== Dataset extract ==

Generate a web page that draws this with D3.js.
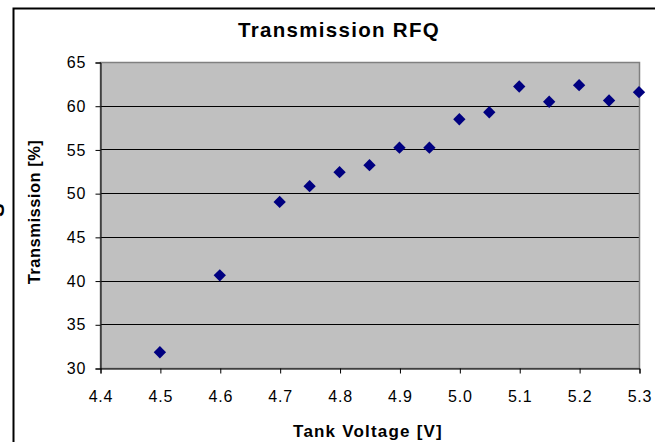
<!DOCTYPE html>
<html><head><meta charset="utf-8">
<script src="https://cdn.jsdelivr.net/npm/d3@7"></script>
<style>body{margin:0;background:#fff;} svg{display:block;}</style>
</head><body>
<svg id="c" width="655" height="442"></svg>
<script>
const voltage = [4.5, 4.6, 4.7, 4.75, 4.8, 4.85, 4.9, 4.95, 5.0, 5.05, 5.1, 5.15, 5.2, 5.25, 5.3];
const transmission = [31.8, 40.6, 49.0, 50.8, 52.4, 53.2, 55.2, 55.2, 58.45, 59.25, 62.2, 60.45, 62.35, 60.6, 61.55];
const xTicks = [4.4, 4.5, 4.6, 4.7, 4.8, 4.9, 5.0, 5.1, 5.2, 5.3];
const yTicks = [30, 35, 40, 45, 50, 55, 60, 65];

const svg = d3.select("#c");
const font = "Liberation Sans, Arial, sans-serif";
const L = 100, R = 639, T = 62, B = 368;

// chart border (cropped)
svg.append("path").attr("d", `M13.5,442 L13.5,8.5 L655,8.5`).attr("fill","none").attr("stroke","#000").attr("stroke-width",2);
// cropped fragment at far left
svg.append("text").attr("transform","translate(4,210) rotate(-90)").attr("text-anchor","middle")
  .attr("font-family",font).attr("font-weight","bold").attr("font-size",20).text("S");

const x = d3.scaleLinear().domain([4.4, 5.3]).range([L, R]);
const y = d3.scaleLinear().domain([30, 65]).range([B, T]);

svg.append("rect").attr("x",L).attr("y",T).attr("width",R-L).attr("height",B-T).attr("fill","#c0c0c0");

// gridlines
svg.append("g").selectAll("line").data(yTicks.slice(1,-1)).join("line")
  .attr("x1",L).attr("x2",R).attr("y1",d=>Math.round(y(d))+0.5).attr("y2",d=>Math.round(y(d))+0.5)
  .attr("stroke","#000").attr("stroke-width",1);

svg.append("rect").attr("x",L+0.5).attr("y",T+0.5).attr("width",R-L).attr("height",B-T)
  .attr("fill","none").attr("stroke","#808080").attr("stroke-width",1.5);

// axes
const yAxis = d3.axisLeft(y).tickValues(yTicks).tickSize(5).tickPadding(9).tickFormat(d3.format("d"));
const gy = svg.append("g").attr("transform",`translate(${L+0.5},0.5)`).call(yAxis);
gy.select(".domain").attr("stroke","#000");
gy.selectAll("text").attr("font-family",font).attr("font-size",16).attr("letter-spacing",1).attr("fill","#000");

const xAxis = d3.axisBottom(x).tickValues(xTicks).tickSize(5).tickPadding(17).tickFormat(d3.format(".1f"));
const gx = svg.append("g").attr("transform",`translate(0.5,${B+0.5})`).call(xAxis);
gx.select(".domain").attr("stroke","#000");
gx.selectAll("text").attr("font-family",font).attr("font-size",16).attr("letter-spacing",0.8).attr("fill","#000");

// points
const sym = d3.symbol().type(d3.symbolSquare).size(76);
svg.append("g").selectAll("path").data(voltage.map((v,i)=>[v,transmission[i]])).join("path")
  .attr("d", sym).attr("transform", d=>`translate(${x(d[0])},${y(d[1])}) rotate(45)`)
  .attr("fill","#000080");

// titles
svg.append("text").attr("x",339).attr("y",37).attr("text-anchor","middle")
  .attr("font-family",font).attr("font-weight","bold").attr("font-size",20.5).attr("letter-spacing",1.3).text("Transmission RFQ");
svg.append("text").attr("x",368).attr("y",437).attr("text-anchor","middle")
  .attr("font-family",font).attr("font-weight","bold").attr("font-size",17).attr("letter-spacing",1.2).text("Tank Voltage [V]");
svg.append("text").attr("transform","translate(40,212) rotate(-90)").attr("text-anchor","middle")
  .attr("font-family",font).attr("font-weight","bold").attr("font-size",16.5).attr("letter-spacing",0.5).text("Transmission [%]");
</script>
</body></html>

===

_Problem details:_ Print the listing above in full, exactly as written. Omit any pictures.

_Answer to the task:_
Generate a web page that draws this with D3.js.
<!DOCTYPE html>
<html><head><meta charset="utf-8">
<script src="https://cdn.jsdelivr.net/npm/d3@7"></script>
<style>body{margin:0;background:#fff;} svg{display:block;}</style>
</head><body>
<svg id="c" width="655" height="442"></svg>
<script>
const voltage = [4.5, 4.6, 4.7, 4.75, 4.8, 4.85, 4.9, 4.95, 5.0, 5.05, 5.1, 5.15, 5.2, 5.25, 5.3];
const transmission = [31.8, 40.6, 49.0, 50.8, 52.4, 53.2, 55.2, 55.2, 58.45, 59.25, 62.2, 60.45, 62.35, 60.6, 61.55];
const xTicks = [4.4, 4.5, 4.6, 4.7, 4.8, 4.9, 5.0, 5.1, 5.2, 5.3];
const yTicks = [30, 35, 40, 45, 50, 55, 60, 65];

const svg = d3.select("#c");
const font = "Liberation Sans, Arial, sans-serif";
const L = 100, R = 639, T = 62, B = 368;

// chart border (cropped)
svg.append("path").attr("d", `M13.5,442 L13.5,8.5 L655,8.5`).attr("fill","none").attr("stroke","#000").attr("stroke-width",2);
// cropped fragment at far left
svg.append("text").attr("transform","translate(4,210) rotate(-90)").attr("text-anchor","middle")
  .attr("font-family",font).attr("font-weight","bold").attr("font-size",20).text("S");

const x = d3.scaleLinear().domain([4.4, 5.3]).range([L, R]);
const y = d3.scaleLinear().domain([30, 65]).range([B, T]);

svg.append("rect").attr("x",L).attr("y",T).attr("width",R-L).attr("height",B-T).attr("fill","#c0c0c0");

// gridlines
svg.append("g").selectAll("line").data(yTicks.slice(1,-1)).join("line")
  .attr("x1",L).attr("x2",R).attr("y1",d=>Math.round(y(d))+0.5).attr("y2",d=>Math.round(y(d))+0.5)
  .attr("stroke","#000").attr("stroke-width",1);

svg.append("rect").attr("x",L+0.5).attr("y",T+0.5).attr("width",R-L).attr("height",B-T)
  .attr("fill","none").attr("stroke","#808080").attr("stroke-width",1.5);

// axes
const yAxis = d3.axisLeft(y).tickValues(yTicks).tickSize(5).tickPadding(9).tickFormat(d3.format("d"));
const gy = svg.append("g").attr("transform",`translate(${L+0.5},0.5)`).call(yAxis);
gy.select(".domain").attr("stroke","#000");
gy.selectAll("text").attr("font-family",font).attr("font-size",16).attr("letter-spacing",1).attr("fill","#000");

const xAxis = d3.axisBottom(x).tickValues(xTicks).tickSize(5).tickPadding(17).tickFormat(d3.format(".1f"));
const gx = svg.append("g").attr("transform",`translate(0.5,${B+0.5})`).call(xAxis);
gx.select(".domain").attr("stroke","#000");
gx.selectAll("text").attr("font-family",font).attr("font-size",16).attr("letter-spacing",0.8).attr("fill","#000");

// points
const sym = d3.symbol().type(d3.symbolSquare).size(76);
svg.append("g").selectAll("path").data(voltage.map((v,i)=>[v,transmission[i]])).join("path")
  .attr("d", sym).attr("transform", d=>`translate(${x(d[0])},${y(d[1])}) rotate(45)`)
  .attr("fill","#000080");

// titles
svg.append("text").attr("x",339).attr("y",37).attr("text-anchor","middle")
  .attr("font-family",font).attr("font-weight","bold").attr("font-size",20.5).attr("letter-spacing",1.3).text("Transmission RFQ");
svg.append("text").attr("x",368).attr("y",437).attr("text-anchor","middle")
  .attr("font-family",font).attr("font-weight","bold").attr("font-size",17).attr("letter-spacing",1.2).text("Tank Voltage [V]");
svg.append("text").attr("transform","translate(40,212) rotate(-90)").attr("text-anchor","middle")
  .attr("font-family",font).attr("font-weight","bold").attr("font-size",16.5).attr("letter-spacing",0.5).text("Transmission [%]");
</script>
</body></html>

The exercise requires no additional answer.